# Short task:
Print every entry, word for word, and skip the images.

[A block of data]

● ● ● ● ● ● ●

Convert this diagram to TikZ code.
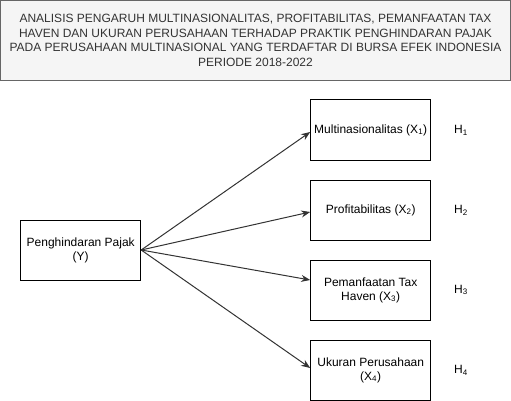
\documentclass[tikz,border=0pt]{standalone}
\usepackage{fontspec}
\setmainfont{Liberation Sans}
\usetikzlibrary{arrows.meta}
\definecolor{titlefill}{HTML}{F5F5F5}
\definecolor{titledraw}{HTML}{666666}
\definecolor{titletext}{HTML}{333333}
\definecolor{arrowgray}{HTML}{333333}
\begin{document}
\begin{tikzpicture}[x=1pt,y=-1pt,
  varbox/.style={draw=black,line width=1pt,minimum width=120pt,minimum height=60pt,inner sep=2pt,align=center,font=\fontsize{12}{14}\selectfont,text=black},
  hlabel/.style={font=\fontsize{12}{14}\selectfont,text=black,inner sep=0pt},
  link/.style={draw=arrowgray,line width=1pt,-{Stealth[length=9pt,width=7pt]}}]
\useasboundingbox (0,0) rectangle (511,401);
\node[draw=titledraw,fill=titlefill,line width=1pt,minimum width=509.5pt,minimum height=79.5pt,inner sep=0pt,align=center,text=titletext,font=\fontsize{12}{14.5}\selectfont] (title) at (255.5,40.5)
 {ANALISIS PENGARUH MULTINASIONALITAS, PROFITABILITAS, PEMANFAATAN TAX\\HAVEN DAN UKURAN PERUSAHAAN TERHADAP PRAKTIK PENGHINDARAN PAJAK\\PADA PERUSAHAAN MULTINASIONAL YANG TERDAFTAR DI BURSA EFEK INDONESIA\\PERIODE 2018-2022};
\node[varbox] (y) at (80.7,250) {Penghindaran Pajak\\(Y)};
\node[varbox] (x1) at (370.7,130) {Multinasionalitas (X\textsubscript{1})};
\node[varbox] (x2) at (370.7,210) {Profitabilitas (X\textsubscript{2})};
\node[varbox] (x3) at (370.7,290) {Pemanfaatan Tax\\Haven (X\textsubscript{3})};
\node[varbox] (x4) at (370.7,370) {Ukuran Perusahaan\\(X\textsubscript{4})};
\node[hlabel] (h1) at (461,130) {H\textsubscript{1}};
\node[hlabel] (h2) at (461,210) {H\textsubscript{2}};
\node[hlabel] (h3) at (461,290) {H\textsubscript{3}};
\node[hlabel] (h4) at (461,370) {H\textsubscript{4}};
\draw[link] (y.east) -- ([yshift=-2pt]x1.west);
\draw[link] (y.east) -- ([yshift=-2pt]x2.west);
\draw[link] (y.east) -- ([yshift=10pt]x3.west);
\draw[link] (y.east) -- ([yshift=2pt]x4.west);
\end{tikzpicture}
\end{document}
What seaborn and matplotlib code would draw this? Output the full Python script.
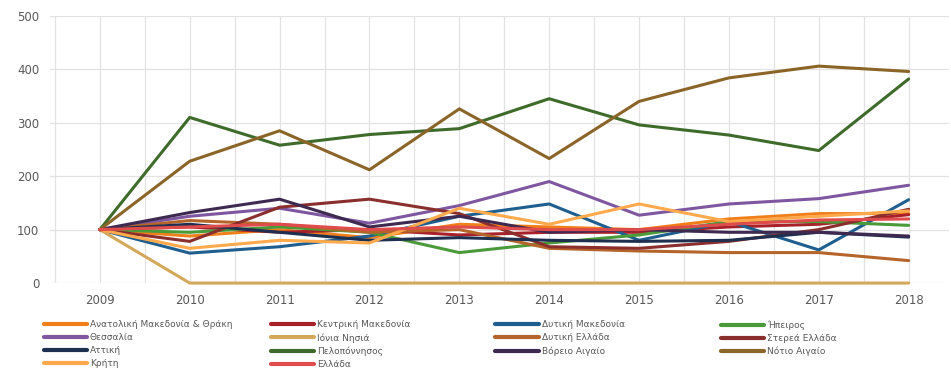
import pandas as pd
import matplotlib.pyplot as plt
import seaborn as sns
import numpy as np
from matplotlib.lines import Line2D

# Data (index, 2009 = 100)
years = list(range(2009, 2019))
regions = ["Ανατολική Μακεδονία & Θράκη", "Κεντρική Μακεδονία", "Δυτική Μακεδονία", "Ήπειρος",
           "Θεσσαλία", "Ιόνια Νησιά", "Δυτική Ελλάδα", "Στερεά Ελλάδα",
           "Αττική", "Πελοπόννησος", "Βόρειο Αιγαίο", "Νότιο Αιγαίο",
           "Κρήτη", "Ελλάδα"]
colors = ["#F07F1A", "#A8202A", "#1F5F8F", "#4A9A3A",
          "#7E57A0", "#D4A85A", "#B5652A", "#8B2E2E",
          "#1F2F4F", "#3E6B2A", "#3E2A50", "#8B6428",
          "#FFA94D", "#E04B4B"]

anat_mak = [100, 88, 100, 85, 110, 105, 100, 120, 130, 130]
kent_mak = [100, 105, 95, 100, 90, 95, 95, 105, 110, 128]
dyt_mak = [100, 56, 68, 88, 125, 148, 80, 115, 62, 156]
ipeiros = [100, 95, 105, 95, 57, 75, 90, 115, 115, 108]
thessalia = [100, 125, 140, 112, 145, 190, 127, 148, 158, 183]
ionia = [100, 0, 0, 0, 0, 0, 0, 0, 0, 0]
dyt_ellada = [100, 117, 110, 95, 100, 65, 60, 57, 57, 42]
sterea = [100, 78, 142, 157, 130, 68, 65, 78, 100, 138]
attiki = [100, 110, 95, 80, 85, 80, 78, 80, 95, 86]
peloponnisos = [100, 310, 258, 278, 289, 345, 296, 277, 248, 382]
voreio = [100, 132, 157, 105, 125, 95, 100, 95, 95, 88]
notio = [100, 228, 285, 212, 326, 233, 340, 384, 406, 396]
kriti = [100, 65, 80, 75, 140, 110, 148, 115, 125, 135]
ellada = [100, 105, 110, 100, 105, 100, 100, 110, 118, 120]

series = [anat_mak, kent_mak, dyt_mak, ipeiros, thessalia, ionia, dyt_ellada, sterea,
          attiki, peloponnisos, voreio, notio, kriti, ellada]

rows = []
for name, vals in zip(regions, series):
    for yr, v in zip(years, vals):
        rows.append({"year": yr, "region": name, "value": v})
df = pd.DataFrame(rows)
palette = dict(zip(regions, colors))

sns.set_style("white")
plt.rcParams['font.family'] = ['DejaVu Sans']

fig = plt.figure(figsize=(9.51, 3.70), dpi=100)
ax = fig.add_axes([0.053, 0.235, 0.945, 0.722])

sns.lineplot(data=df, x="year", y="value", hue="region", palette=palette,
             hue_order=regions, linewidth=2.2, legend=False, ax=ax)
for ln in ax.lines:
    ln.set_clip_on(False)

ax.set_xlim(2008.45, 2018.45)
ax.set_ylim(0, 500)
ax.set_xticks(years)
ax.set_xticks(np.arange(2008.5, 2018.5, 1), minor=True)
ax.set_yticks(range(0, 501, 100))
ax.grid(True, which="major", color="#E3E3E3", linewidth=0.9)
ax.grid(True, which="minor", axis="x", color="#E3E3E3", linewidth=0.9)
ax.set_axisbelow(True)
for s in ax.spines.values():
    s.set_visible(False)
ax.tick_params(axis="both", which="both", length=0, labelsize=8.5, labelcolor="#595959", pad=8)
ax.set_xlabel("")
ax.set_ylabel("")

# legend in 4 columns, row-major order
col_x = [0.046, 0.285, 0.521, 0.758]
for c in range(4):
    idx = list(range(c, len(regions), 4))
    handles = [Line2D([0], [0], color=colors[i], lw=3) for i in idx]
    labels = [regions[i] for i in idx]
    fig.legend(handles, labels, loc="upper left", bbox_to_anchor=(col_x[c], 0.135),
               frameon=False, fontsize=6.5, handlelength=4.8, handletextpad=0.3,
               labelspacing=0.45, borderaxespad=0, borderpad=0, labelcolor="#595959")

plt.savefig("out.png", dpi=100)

● ● ● ● ● ● ●

# Response for this exercise:
Convert this diagram to TikZ code.
\documentclass[tikz,border=0pt]{standalone}
\usepackage{fontspec}
\setmainfont{Liberation Sans}
\usetikzlibrary{arrows.meta}
\definecolor{titlefill}{HTML}{F5F5F5}
\definecolor{titledraw}{HTML}{666666}
\definecolor{titletext}{HTML}{333333}
\definecolor{arrowgray}{HTML}{333333}
\begin{document}
\begin{tikzpicture}[x=1pt,y=-1pt,
  varbox/.style={draw=black,line width=1pt,minimum width=120pt,minimum height=60pt,inner sep=2pt,align=center,font=\fontsize{12}{14}\selectfont,text=black},
  hlabel/.style={font=\fontsize{12}{14}\selectfont,text=black,inner sep=0pt},
  link/.style={draw=arrowgray,line width=1pt,-{Stealth[length=9pt,width=7pt]}}]
\useasboundingbox (0,0) rectangle (511,401);
\node[draw=titledraw,fill=titlefill,line width=1pt,minimum width=509.5pt,minimum height=79.5pt,inner sep=0pt,align=center,text=titletext,font=\fontsize{12}{14.5}\selectfont] (title) at (255.5,40.5)
 {ANALISIS PENGARUH MULTINASIONALITAS, PROFITABILITAS, PEMANFAATAN TAX\\HAVEN DAN UKURAN PERUSAHAAN TERHADAP PRAKTIK PENGHINDARAN PAJAK\\PADA PERUSAHAAN MULTINASIONAL YANG TERDAFTAR DI BURSA EFEK INDONESIA\\PERIODE 2018-2022};
\node[varbox] (y) at (80.7,250) {Penghindaran Pajak\\(Y)};
\node[varbox] (x1) at (370.7,130) {Multinasionalitas (X\textsubscript{1})};
\node[varbox] (x2) at (370.7,210) {Profitabilitas (X\textsubscript{2})};
\node[varbox] (x3) at (370.7,290) {Pemanfaatan Tax\\Haven (X\textsubscript{3})};
\node[varbox] (x4) at (370.7,370) {Ukuran Perusahaan\\(X\textsubscript{4})};
\node[hlabel] (h1) at (461,130) {H\textsubscript{1}};
\node[hlabel] (h2) at (461,210) {H\textsubscript{2}};
\node[hlabel] (h3) at (461,290) {H\textsubscript{3}};
\node[hlabel] (h4) at (461,370) {H\textsubscript{4}};
\draw[link] (y.east) -- ([yshift=-2pt]x1.west);
\draw[link] (y.east) -- ([yshift=-2pt]x2.west);
\draw[link] (y.east) -- ([yshift=10pt]x3.west);
\draw[link] (y.east) -- ([yshift=2pt]x4.west);
\end{tikzpicture}
\end{document}
What seaborn and matplotlib code would draw this? Output the full Python script.
import pandas as pd
import matplotlib.pyplot as plt
import seaborn as sns
import numpy as np
from matplotlib.lines import Line2D

# Data (index, 2009 = 100)
years = list(range(2009, 2019))
regions = ["Ανατολική Μακεδονία & Θράκη", "Κεντρική Μακεδονία", "Δυτική Μακεδονία", "Ήπειρος",
           "Θεσσαλία", "Ιόνια Νησιά", "Δυτική Ελλάδα", "Στερεά Ελλάδα",
           "Αττική", "Πελοπόννησος", "Βόρειο Αιγαίο", "Νότιο Αιγαίο",
           "Κρήτη", "Ελλάδα"]
colors = ["#F07F1A", "#A8202A", "#1F5F8F", "#4A9A3A",
          "#7E57A0", "#D4A85A", "#B5652A", "#8B2E2E",
          "#1F2F4F", "#3E6B2A", "#3E2A50", "#8B6428",
          "#FFA94D", "#E04B4B"]

anat_mak = [100, 88, 100, 85, 110, 105, 100, 120, 130, 130]
kent_mak = [100, 105, 95, 100, 90, 95, 95, 105, 110, 128]
dyt_mak = [100, 56, 68, 88, 125, 148, 80, 115, 62, 156]
ipeiros = [100, 95, 105, 95, 57, 75, 90, 115, 115, 108]
thessalia = [100, 125, 140, 112, 145, 190, 127, 148, 158, 183]
ionia = [100, 0, 0, 0, 0, 0, 0, 0, 0, 0]
dyt_ellada = [100, 117, 110, 95, 100, 65, 60, 57, 57, 42]
sterea = [100, 78, 142, 157, 130, 68, 65, 78, 100, 138]
attiki = [100, 110, 95, 80, 85, 80, 78, 80, 95, 86]
peloponnisos = [100, 310, 258, 278, 289, 345, 296, 277, 248, 382]
voreio = [100, 132, 157, 105, 125, 95, 100, 95, 95, 88]
notio = [100, 228, 285, 212, 326, 233, 340, 384, 406, 396]
kriti = [100, 65, 80, 75, 140, 110, 148, 115, 125, 135]
ellada = [100, 105, 110, 100, 105, 100, 100, 110, 118, 120]

series = [anat_mak, kent_mak, dyt_mak, ipeiros, thessalia, ionia, dyt_ellada, sterea,
          attiki, peloponnisos, voreio, notio, kriti, ellada]

rows = []
for name, vals in zip(regions, series):
    for yr, v in zip(years, vals):
        rows.append({"year": yr, "region": name, "value": v})
df = pd.DataFrame(rows)
palette = dict(zip(regions, colors))

sns.set_style("white")
plt.rcParams['font.family'] = ['DejaVu Sans']

fig = plt.figure(figsize=(9.51, 3.70), dpi=100)
ax = fig.add_axes([0.053, 0.235, 0.945, 0.722])

sns.lineplot(data=df, x="year", y="value", hue="region", palette=palette,
             hue_order=regions, linewidth=2.2, legend=False, ax=ax)
for ln in ax.lines:
    ln.set_clip_on(False)

ax.set_xlim(2008.45, 2018.45)
ax.set_ylim(0, 500)
ax.set_xticks(years)
ax.set_xticks(np.arange(2008.5, 2018.5, 1), minor=True)
ax.set_yticks(range(0, 501, 100))
ax.grid(True, which="major", color="#E3E3E3", linewidth=0.9)
ax.grid(True, which="minor", axis="x", color="#E3E3E3", linewidth=0.9)
ax.set_axisbelow(True)
for s in ax.spines.values():
    s.set_visible(False)
ax.tick_params(axis="both", which="both", length=0, labelsize=8.5, labelcolor="#595959", pad=8)
ax.set_xlabel("")
ax.set_ylabel("")

# legend in 4 columns, row-major order
col_x = [0.046, 0.285, 0.521, 0.758]
for c in range(4):
    idx = list(range(c, len(regions), 4))
    handles = [Line2D([0], [0], color=colors[i], lw=3) for i in idx]
    labels = [regions[i] for i in idx]
    fig.legend(handles, labels, loc="upper left", bbox_to_anchor=(col_x[c], 0.135),
               frameon=False, fontsize=6.5, handlelength=4.8, handletextpad=0.3,
               labelspacing=0.45, borderaxespad=0, borderpad=0, labelcolor="#595959")

plt.savefig("out.png", dpi=100)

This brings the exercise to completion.